Replication divergence is typically the result of one of the following:
The supplier is not fast enough when sending the data to the consumer. For example, the supplier's changelog has low in-memory cache settings. Confirm these settings by looking at the nsslapd-cachememsize and nslapd-cachesize attribute values in the cn=changelog5,cn=config entry.
The nsslapd-cachememsize attribute specifies the changelog, or database, cache size in terms of the available memory space. The nslapd-cachesize attribute specifies the replication changelog, or database, cache size in terms of the number of entries it can hold.
The network's capacity is not large enough to guarantee transport speed at the rate that updates are generated. The network capacity may the problem when operating over a very low bandwidth.
On Directory Server 5.1, the network latency is too large to guarantee transport speed at the rate that updates are generated. Network latency can cause problems with Directory Server 5.1 because the replication transport protocol is synchronous.
Consumer not fast enough to apply the changes is receives.

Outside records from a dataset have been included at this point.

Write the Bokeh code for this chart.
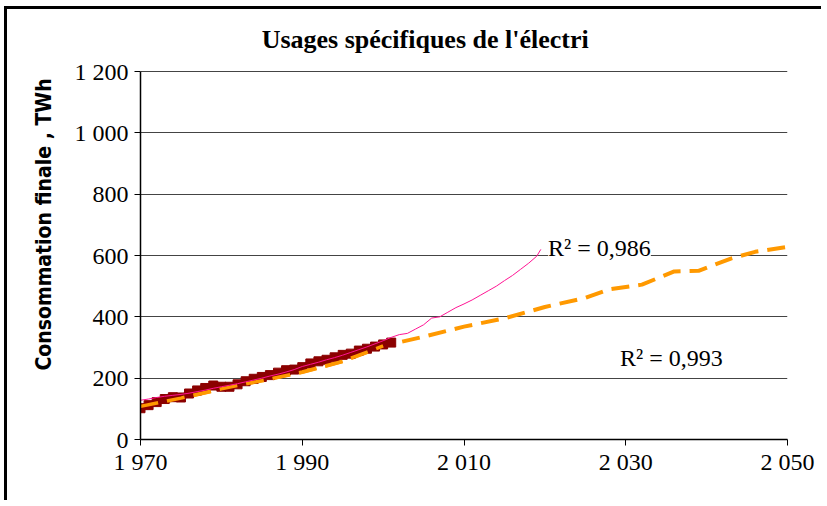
from bokeh.plotting import figure
from bokeh.models import Label, FixedTicker
from bokeh.embed import file_html
from bokeh.resources import INLINE

# ---- data ----
hist_years = [1970, 1971, 1972, 1973, 1974, 1975, 1976, 1977, 1978, 1979, 1980,
              1981, 1982, 1983, 1984, 1985, 1986, 1987, 1988, 1989, 1990,
              1991, 1992, 1993, 1994, 1995, 1996, 1997, 1998, 1999, 2000, 2001]
hist_values = [102, 112, 122, 132, 138, 137, 150, 160, 168, 176, 172,
               172, 180, 190, 198, 204, 210, 218, 226, 228, 236,
               248, 255, 260, 268, 276, 280, 290, 296, 303, 310, 316]

expo_years = [1970, 1971, 1972, 1973, 1974, 1975, 1976, 1977, 1978, 1979, 1980,
              1981, 1982, 1983, 1984, 1985, 1986, 1987, 1988, 1989, 1990,
              1991, 1992, 1993, 1994, 1995, 1996, 1997, 1998, 1999, 2000,
              2001, 2002, 2003, 2004, 2005, 2006, 2007, 2008, 2009, 2010,
              2011, 2012, 2013, 2014, 2015, 2016, 2017, 2018, 2019, 2019.5]
expo_values = [128, 132, 137, 141, 144, 147, 151, 156, 161, 167, 172,
               177, 182, 188, 194, 200, 207, 213, 220, 228, 238,
               245, 252, 260, 267, 275, 284, 293, 302, 312, 322,
               333, 342, 346, 360, 374, 396, 400, 415, 430, 442,
               455, 470, 485, 500, 518, 535, 555, 575, 598, 620]

lin_years = [1970, 1975, 1980, 1985, 1990, 1995, 2000, 2005, 2010, 2015,
             2020, 2025, 2028, 2032, 2036, 2039, 2043, 2046, 2050]
lin_values = [108, 135, 165, 192, 220, 255, 305, 335, 368, 395,
              432, 462, 490, 505, 548, 550, 590, 612, 628]

x_ticks = [1970, 1990, 2010, 2030, 2050]
x_tick_labels = ["1 970", "1 990", "2 010", "2 030", "2 050"]
y_ticks = [0, 200, 400, 600, 800, 1000, 1200]
y_tick_labels = ["0", "200", "400", "600", "800", "1 000", "1 200"]

title_text = "Usages spécifiques de l'électri"
y_label = "Consommation finale , TWh"
r2_expo = "R² = 0,986"
r2_lin = "R² = 0,993"

SERIF = "Liberation Serif"

# the frame reaches the top of the canvas so the title can sit inside it;
# the y axis line itself stops at the last tick (1 200)
p = figure(width=817, height=494, output_backend="svg", toolbar_location=None,
           x_range=(1970, 2050), y_range=(0, 1402.2),
           min_border_left=133, min_border_right=37, min_border_top=0, min_border_bottom=64)
p.styles = {"border-left": "3px solid black", "border-top": "3px solid black",
            "margin-left": "4px", "margin-top": "6px"}
p.outline_line_color = None
p.background_fill_color = "white"
p.border_fill_color = "white"

p.add_layout(Label(x=2005.2, y=1304, text=title_text, text_font=SERIF,
                   text_font_size="26px", text_font_style="bold", text_color="black",
                   text_align="center", text_baseline="alphabetic"))

# axes
p.xaxis.ticker = FixedTicker(ticks=x_ticks)
p.xaxis.major_label_overrides = dict(zip(x_ticks, x_tick_labels))
p.yaxis.ticker = FixedTicker(ticks=y_ticks)
p.yaxis.major_label_overrides = dict(zip(y_ticks, y_tick_labels))
p.yaxis.bounds = (y_ticks[0], y_ticks[-1])
for ax in (p.xaxis, p.yaxis):
    ax.major_label_text_font = SERIF
    ax.major_label_text_font_size = "24px"
    ax.major_label_text_color = "black"
    ax.axis_line_color = "black"
    ax.axis_line_width = 1.5
    ax.major_tick_line_color = "black"
    ax.major_tick_out = 6
    ax.major_tick_in = 0
    ax.minor_tick_line_color = None
p.xaxis.major_label_standoff = 3
p.yaxis.major_label_standoff = 6
p.yaxis.axis_label = y_label
p.yaxis.axis_label_text_font = "DejaVu Sans Condensed"
p.yaxis.axis_label_text_font_style = "bold"
p.yaxis.axis_label_text_font_size = "21px"
p.yaxis.axis_label_text_color = "black"
p.yaxis.axis_label_standoff = 16

p.xgrid.grid_line_color = None
p.ygrid.grid_line_color = "#444444"
p.ygrid.grid_line_width = 1.2

# series
p.line(lin_years, lin_values, line_color="#FF9900", line_width=4, line_dash="18 9")
p.line(hist_years, hist_values, line_color="#8B0000", line_width=6)
p.scatter(hist_years, hist_values, marker="square", size=9,
          fill_color="#8B0000", line_color="#8B0000")
p.line(lin_years[:7], lin_values[:7], line_color="#FF9900", line_width=3.5, line_dash="18 9")
p.line(expo_years, expo_values, line_color="#FF1493", line_width=1)

p.add_layout(Label(x=2020.4, y=623, text=r2_expo, text_font=SERIF, text_font_size="24px",
                   text_color="black", text_baseline="alphabetic",
                   background_fill_color="white", background_fill_alpha=1.0))
p.add_layout(Label(x=2029.3, y=267, text=r2_lin, text_font=SERIF, text_font_size="24px",
                   text_color="black", text_baseline="alphabetic",
                   background_fill_color="white", background_fill_alpha=1.0))

open("out.html", "w").write(file_html(p, INLINE))
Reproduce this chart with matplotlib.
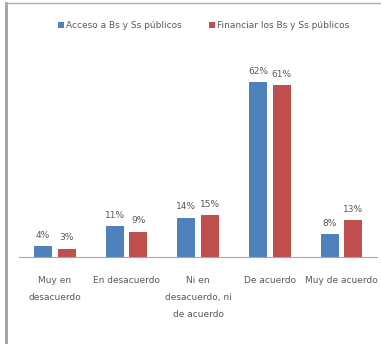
import matplotlib
matplotlib.use("Agg")
import matplotlib.pyplot as plt
import numpy as np
from matplotlib.lines import Line2D

plt.rcParams["font.family"] = ["Liberation Sans Narrow", "DejaVu Sans"]

categories = ["Muy en\ndesacuerdo", "En desacuerdo", "Ni en\ndesacuerdo, ni\nde acuerdo",
              "De acuerdo", "Muy de acuerdo"]
series_names = ["Acceso a Bs y Ss públicos", "Financiar los Bs y Ss públicos"]
acceso = [4, 11, 14, 62, 8]
financiar = [3, 9, 15, 61, 13]

BLUE = "#4F81BD"
RED = "#C0504D"
TEXT = "#595959"

fig = plt.figure(figsize=(3.81, 3.44), dpi=100)
fig.patch.set_facecolor("white")
ax = fig.add_axes([0.05, 0.253, 0.94, 0.573])

x = np.arange(len(categories))
w = 0.25
off = 0.165
b1 = ax.bar(x - off, acceso, w, color=BLUE, label=series_names[0])
b2 = ax.bar(x + off, financiar, w, color=RED, label=series_names[1])

for bars, vals in ((b1, acceso), (b2, financiar)):
    for rect, v in zip(bars, vals):
        ax.text(rect.get_x() + rect.get_width() / 2, v + 2.2, f"{v}%",
                ha="center", va="bottom", fontsize=6.5, color=TEXT)

ax.set_xlim(-0.5, len(categories) - 0.5)
ax.set_ylim(0, 70)
ax.set_yticks([])
ax.set_xticks(x)
ax.set_xticklabels(categories, fontsize=6.5, color=TEXT, linespacing=2.1)
ax.tick_params(axis="x", length=0, pad=14)
for side in ("top", "right", "left"):
    ax.spines[side].set_visible(False)
ax.spines["bottom"].set_color("#A6A6A6")
ax.spines["bottom"].set_linewidth(0.8)

fig.legend(handles=[b1, b2], loc="center", bbox_to_anchor=(0.535, 0.925), ncol=2,
           frameon=False, fontsize=6.5, handlelength=0.6, handleheight=0.6,
           columnspacing=3.0, handletextpad=0.3, labelcolor=TEXT)

# chart frame: left and top edges
fig.add_artist(Line2D([0.017, 0.017], [0.0, 0.99], color="#A0A0A0", lw=2.0,
                      transform=fig.transFigure))
fig.add_artist(Line2D([0.017, 1.0], [0.99, 0.99], color="#B0B0B0", lw=1.0,
                      transform=fig.transFigure))

fig.savefig("out.png", dpi=100)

For example, consumer speed can be an issue when disk usage is saturated or when a problem occurs when replication is happening in parallel (unindexed searches, for example).
If you are working on the 5.1 version of Directory Server and are experiencing replication divergence, it may be a result of protocol limits. Replication in 5.1 is synchronous, and therefore is not supported over a WAN. If you are replicating over a WAN, you must upgrade.
If replicating over a LAN, verify the network latency between the supplier and consumers using the ping command. In the 5.1 version of Directory Server, a supplier can only send changes once it receives an acknowledgement from the consumer. This results in consumer downtime that may resemble a halt when in fact the exchange is only slow. For example, you may update a password, but the new password does not go into effect immediately, giving you the impression that you are experiencing a replication divergence. Analyze the access log of the supplier and see how many updates are received, second by second. For example, the supplier access log should show varied traffic for each second, such as:
13:07:04 14 13:07:05 10 13:07:06 15 13:07:07 5 |
Next, look in the access log of the consumer. It may show continuous updates, suggesting a bottleneck:
13:07:04 8 13:07:05 8 13:07:06 8 13:07:07 8 |
If you are experiencing a problem of this kind, it may be the result of your method of network access, bandwidth, or small links.